[Dataset entries]
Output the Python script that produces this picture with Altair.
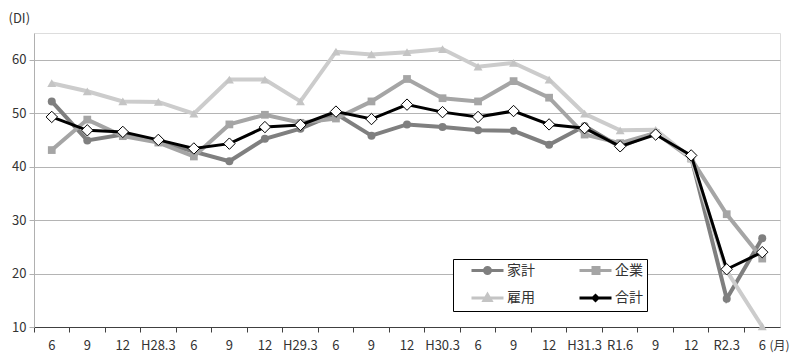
import json
import altair as alt
import pandas as pd

labels = ['6', '9', '12', 'H28.3', '6', '9', '12', 'H29.3', '6', '9', '12', 'H30.3',
          '6', '9', '12', 'H31.3', 'R1.6', '9', '12', 'R2.3', '6']

series_names = ['家計', '企業', '雇用', '合計']

kakei = [52.2, 44.9, 46.0, 44.7, 42.8, 41.0, 45.2, 47.1, 49.9, 45.8, 47.9, 47.4,
         46.8, 46.7, 44.1, 47.6, 43.7, 46.4, 41.7, 15.3, 26.6]
kigyo = [43.1, 48.8, 45.7, 44.5, 41.9, 47.9, 49.7, 48.2, 49.0, 52.2, 56.4, 52.8,
         52.2, 56.0, 52.9, 46.0, 44.4, 46.3, 41.5, 31.1, 22.8]
koyo = [55.6, 54.1, 52.2, 52.1, 49.9, 56.3, 56.3, 52.2, 61.5, 61.0, 61.4, 62.0,
        58.7, 59.4, 56.3, 49.9, 46.8, 46.9, 41.6, 20.5, 10.1]
gokei = [49.3, 46.8, 46.5, 45.0, 43.4, 44.3, 47.4, 47.8, 50.3, 48.9, 51.6, 50.2,
         49.3, 50.4, 47.9, 47.2, 43.8, 46.0, 42.1, 20.8, 24.0]

values = [kakei, kigyo, koyo, gokei]

line_colors = ['#7f7f7f', '#a5a5a5', '#cccccc', '#000000']
line_widths = [4, 4, 4, 3]
marker_shapes = ['circle', 'square', 'triangle-up', 'diamond']
marker_sizes = [64, 60, 80, 130]
marker_fills = ['#7f7f7f', '#a5a5a5', '#c4c4c4', '#ffffff']
marker_strokes = ['#7f7f7f', '#a5a5a5', '#c4c4c4', '#000000']
marker_stroke_widths = [0, 0, 0, 1]

legend_paths = [
    'M1.5,0H7.9M4.1,0A0.6,0.6,0,1,1,5.3,0A0.6,0.6,0,1,1,4.1,0Z',
    'M1.5,0H7.9M4.2,-0.6H5.4V0.6H4.2Z',
    'M1.5,0H7.9M4.7,-0.7L5.4,0.5H4.0Z',
    'M1.5,0H7.9M4.7,-0.5L5.2,0L4.7,0.5L4.2,0Z',
]

rows = []
for name, vals in zip(series_names, values):
    for i, v in enumerate(vals):
        rows.append({'idx': i, 'series': name, 'value': v})
df = pd.DataFrame(rows)

FONT = 'Noto Sans CJK JP'
label_expr = json.dumps(labels) + '[datum.value]'

x_enc = alt.X(
    'idx:O',
    scale=alt.Scale(type='band', paddingInner=0, paddingOuter=0),
    axis=alt.Axis(
        labelExpr=label_expr, bandPosition=0, labelAngle=0,
        labelOverlap=False, labelFlush=False, labelPadding=7,
        labelFontSize=13, labelColor='#333333', labelFont=FONT,
        tickSize=5, tickColor='#404040', domainColor='#404040',
        title='(月)', titleX=735, titleY=18, titleAlign='left',
        titleBaseline='middle', titleFontWeight='normal', titleFontSize=12,
        titleColor='#333333', titleFont=FONT, grid=False,
    ),
)
y_enc = alt.Y(
    'value:Q',
    scale=alt.Scale(domain=[10, 65], nice=False, zero=False),
    axis=alt.Axis(
        values=[10, 20, 30, 40, 50, 60], labelFontSize=13, labelColor='#333333',
        labelFont=FONT, labelPadding=3, tickSize=5, tickColor='#b0b0b0',
        domainColor='#b0b0b0', gridColor='#b4b4b4', grid=True,
        title='(DI)', titleAngle=0, titleX=-26, titleY=-15, titleAlign='left',
        titleBaseline='middle', titleFontWeight='normal', titleFontSize=13,
        titleColor='#333333', titleFont=FONT,
    ),
)

layers = []
for k, name in enumerate(series_names):
    sub = alt.Chart(df).transform_filter(alt.datum.series == name)
    layers.append(sub.mark_line(color=line_colors[k], strokeWidth=line_widths[k])
                  .encode(x=x_enc, y=y_enc))
    layers.append(sub.mark_point(shape=marker_shapes[k], size=marker_sizes[k], filled=True,
                                 fill=marker_fills[k], stroke=marker_strokes[k],
                                 strokeWidth=marker_stroke_widths[k], opacity=1)
                  .encode(x=x_enc, y=y_enc))

leg = alt.Legend(
    title=None, orient='none', legendX=419, legendY=226, columns=2, direction='horizontal',
    symbolSize=100, symbolStrokeWidth=3, labelFontSize=14, labelFont=FONT,
    labelColor='#333333', labelOffset=36, columnPadding=30, rowPadding=8,
    padding=4, strokeColor='#000000', fillColor='#ffffff',
)

legend_layer = alt.Chart(df).transform_filter('false').mark_point(filled=True, opacity=1).encode(
    fill=alt.Fill('series:N', scale=alt.Scale(domain=series_names, range=marker_fills), legend=leg),
    stroke=alt.Stroke('series:N', scale=alt.Scale(domain=series_names, range=marker_strokes), legend=leg),
    shape=alt.Shape('series:N', scale=alt.Scale(domain=series_names, range=legend_paths), legend=leg),
)
layers.append(legend_layer)

chart = alt.layer(*layers).properties(
    width=746, height=294,
    autosize=alt.AutoSizeParams(type='none'),
    padding={'left': 26, 'top': 25, 'right': 12, 'bottom': 26},
).configure_view(stroke='#707070', strokeWidth=1).configure(font=FONT)

chart.save('out.html', embed_options={'renderer': 'svg', 'actions': False})
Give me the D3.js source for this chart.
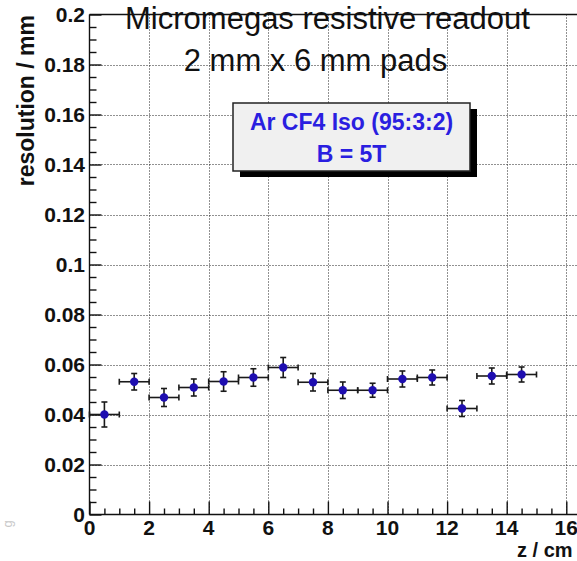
<!DOCTYPE html>
<html>
<head>
<meta charset="utf-8">
<script src="https://cdn.jsdelivr.net/npm/d3@7"></script>
<style>
  body { margin: 0; background: #fff; overflow: hidden; }
  svg { display: block; font-family: "Liberation Sans", Arial, Helvetica, sans-serif; }
</style>
</head>
<body>
<svg id="chart"></svg>
<script>
// chart size
const width = 577;
const height = 561;

// data
const zValues = [0.5, 1.5, 2.5, 3.5, 4.5, 5.5, 6.5, 7.5, 8.5, 9.5, 10.5, 11.5, 12.5, 13.5, 14.5];
const resolution = [0.0400, 0.0531, 0.0468, 0.0508, 0.0532, 0.0548, 0.0588, 0.0529, 0.0497, 0.0497, 0.0542, 0.0548, 0.0424, 0.0554, 0.0560];
const resError = [0.0050, 0.0033, 0.0036, 0.0034, 0.0039, 0.0035, 0.0040, 0.0035, 0.0033, 0.0028, 0.0032, 0.0030, 0.0032, 0.0032, 0.0030];
const zHalfWidth = [0.5, 0.5, 0.5, 0.5, 0.5, 0.5, 0.5, 0.5, 0.5, 0.5, 0.5, 0.5, 0.5, 0.5, 0.5];

const xTicks = [0, 2, 4, 6, 8, 10, 12, 14, 16];
const yTicks = [0, 0.02, 0.04, 0.06, 0.08, 0.1, 0.12, 0.14, 0.16, 0.18, 0.2];
const titleLines = ["Micromegas resistive readout", "2 mm x 6 mm pads"];
const legendLines = ["Ar CF4 Iso (95:3:2)", "B = 5T"];

const points = zValues.map((z, i) => ({ z: z, r: resolution[i], e: resError[i], dz: zHalfWidth[i] }));

// frame (right side runs off the window, like the original)
const plotLeft = 89.5, plotTop = 14.5, plotBottom = 514.5;
const x = d3.scaleLinear().domain([0, 16]).range([plotLeft, plotLeft + 16 * 29.8]);
const y = d3.scaleLinear().domain([0, 0.2]).range([plotBottom, plotTop]);

const svg = d3.select("#chart")
    .attr("width", width)
    .attr("height", height);

svg.append("rect").attr("width", width).attr("height", height).attr("fill", "#fff");

// dotted grid
svg.append("g")
    .selectAll("line")
    .data(yTicks.filter(t => t > 0 && t < 0.2))
    .enter()
    .append("line")
    .attr("x1", plotLeft).attr("x2", width)
    .attr("y1", d => Math.round(y(d)) + 0.5).attr("y2", d => Math.round(y(d)) + 0.5)
    .attr("stroke", "#222").attr("stroke-width", 1).attr("stroke-dasharray", "1,2");

svg.append("g")
    .selectAll("line")
    .data(xTicks.filter(t => t > 0))
    .enter()
    .append("line")
    .attr("x1", d => Math.round(x(d)) + 0.5).attr("x2", d => Math.round(x(d)) + 0.5)
    .attr("y1", plotTop).attr("y2", plotBottom)
    .attr("stroke", "#222").attr("stroke-width", 1).attr("stroke-dasharray", "1,2");

// axes: ticks pointing into the frame, labels drawn separately
const yMinor = d3.range(0, 0.2001, 0.005);
const xMinor = d3.range(0, 16.001, 0.5);

const yAxis = svg.append("g")
    .attr("transform", `translate(${plotLeft},0)`)
    .call(d3.axisRight(y).tickValues(yMinor).tickSize(7).tickFormat(""));
yAxis.selectAll(".tick line")
    .attr("x2", d => Math.abs(Math.round(d * 50) - d * 50) < 1e-6 ? 12 : 7);
yAxis.select(".domain").attr("d", `M0,${plotTop}V${plotBottom}`);

const xAxis = svg.append("g")
    .attr("transform", `translate(0,${plotBottom})`)
    .call(d3.axisTop(x).tickValues(xMinor).tickSize(6).tickFormat(""));
xAxis.selectAll(".tick line")
    .attr("y2", d => Math.abs(Math.round(d / 2) - d / 2) < 1e-6 ? -13 : -6);
xAxis.select(".domain").attr("d", `M${plotLeft},0H${width}`);

svg.selectAll(".domain, .tick line").attr("stroke", "#111").attr("stroke-width", 1.4);

// top frame line
svg.append("line")
    .attr("x1", plotLeft).attr("x2", width)
    .attr("y1", plotTop).attr("y2", plotTop)
    .attr("stroke", "#111").attr("stroke-width", 1.4);

// tick labels
svg.append("g")
    .selectAll("text")
    .data(yTicks)
    .enter()
    .append("text")
    .attr("x", 85)
    .attr("y", d => y(d) + 7.5)
    .attr("text-anchor", "end")
    .attr("font-size", 21)
    .attr("font-weight", "bold")
    .attr("fill", "#111")
    .text(d => d3.format("~g")(d));

svg.append("g")
    .selectAll("text")
    .data(xTicks)
    .enter()
    .append("text")
    .attr("x", d => x(d))
    .attr("y", 535)
    .attr("text-anchor", "middle")
    .attr("font-size", 21)
    .attr("font-weight", "bold")
    .attr("fill", "#111")
    .text(d => d);

// axis titles
svg.append("text")
    .attr("transform", "translate(34,15) rotate(-90)")
    .attr("text-anchor", "end")
    .attr("font-size", 23)
    .attr("font-weight", "bold")
    .attr("fill", "#111")
    .text("resolution / mm");

svg.append("text")
    .attr("x", 517)
    .attr("y", 557)
    .attr("font-size", 20)
    .attr("font-weight", "bold")
    .attr("fill", "#111")
    .text("z / cm");

// faint leftover glyph at the lower left edge
svg.append("text")
    .attr("transform", "translate(12,524) rotate(-90)")
    .attr("text-anchor", "middle")
    .attr("font-size", 13)
    .attr("fill", "#c8c8c8")
    .text("g");

// error bars
const bars = svg.append("g").attr("stroke", "#1a1a1a").attr("stroke-width", 1.6);
points.forEach(d => {
    const cx = x(d.z), cy = y(d.r);
    bars.append("line")
        .attr("x1", x(d.z - d.dz)).attr("x2", x(d.z + d.dz))
        .attr("y1", cy).attr("y2", cy);
    bars.append("line")
        .attr("x1", cx).attr("x2", cx)
        .attr("y1", y(d.r - d.e)).attr("y2", y(d.r + d.e));
    // end caps
    [d.z - d.dz, d.z + d.dz].forEach(v => {
        bars.append("line")
            .attr("x1", x(v)).attr("x2", x(v))
            .attr("y1", cy - 3).attr("y2", cy + 3);
    });
    [d.r - d.e, d.r + d.e].forEach(v => {
        bars.append("line")
            .attr("x1", cx - 3).attr("x2", cx + 3)
            .attr("y1", y(v)).attr("y2", y(v));
    });
});

// markers
svg.append("g")
    .selectAll("circle")
    .data(points)
    .enter()
    .append("circle")
    .attr("cx", d => x(d.z))
    .attr("cy", d => y(d.r))
    .attr("r", 4.2)
    .attr("fill", "#1e0eb0");

// title
svg.append("g")
    .selectAll("text")
    .data(titleLines)
    .enter()
    .append("text")
    .attr("x", (d, i) => i === 0 ? 327.5 : 315.5)
    .attr("y", (d, i) => i === 0 ? 28.5 : 71)
    .attr("text-anchor", "middle")
    .attr("font-size", 31)
    .attr("fill", "#111")
    .text(d => d);

// legend box with shadow
const box = { x: 233, y: 103, w: 237, h: 68 };
svg.append("rect")
    .attr("x", box.x + 7).attr("y", box.y + 6)
    .attr("width", box.w).attr("height", box.h)
    .attr("fill", "#000");
svg.append("rect")
    .attr("x", box.x).attr("y", box.y)
    .attr("width", box.w).attr("height", box.h)
    .attr("fill", "#f0f0f0")
    .attr("stroke", "#222").attr("stroke-width", 1.5);

svg.append("g")
    .selectAll("text")
    .data(legendLines)
    .enter()
    .append("text")
    .attr("x", box.x + box.w / 2)
    .attr("y", (d, i) => i === 0 ? 130 : 162)
    .attr("text-anchor", "middle")
    .attr("font-size", 23)
    .attr("font-weight", "bold")
    .attr("fill", "#2a1ee0")
    .text(d => d);
</script>
</body>
</html>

**Exercise instructions**.
Everything from the first line of the listing above through the line that contains "series_names = ['家計', '企業', '雇用', '合計']" is to be restated word for word, minus the pictures.

**Result of the exercise**.
Output the Python script that produces this picture with Altair.
import json
import altair as alt
import pandas as pd

labels = ['6', '9', '12', 'H28.3', '6', '9', '12', 'H29.3', '6', '9', '12', 'H30.3',
          '6', '9', '12', 'H31.3', 'R1.6', '9', '12', 'R2.3', '6']

series_names = ['家計', '企業', '雇用', '合計']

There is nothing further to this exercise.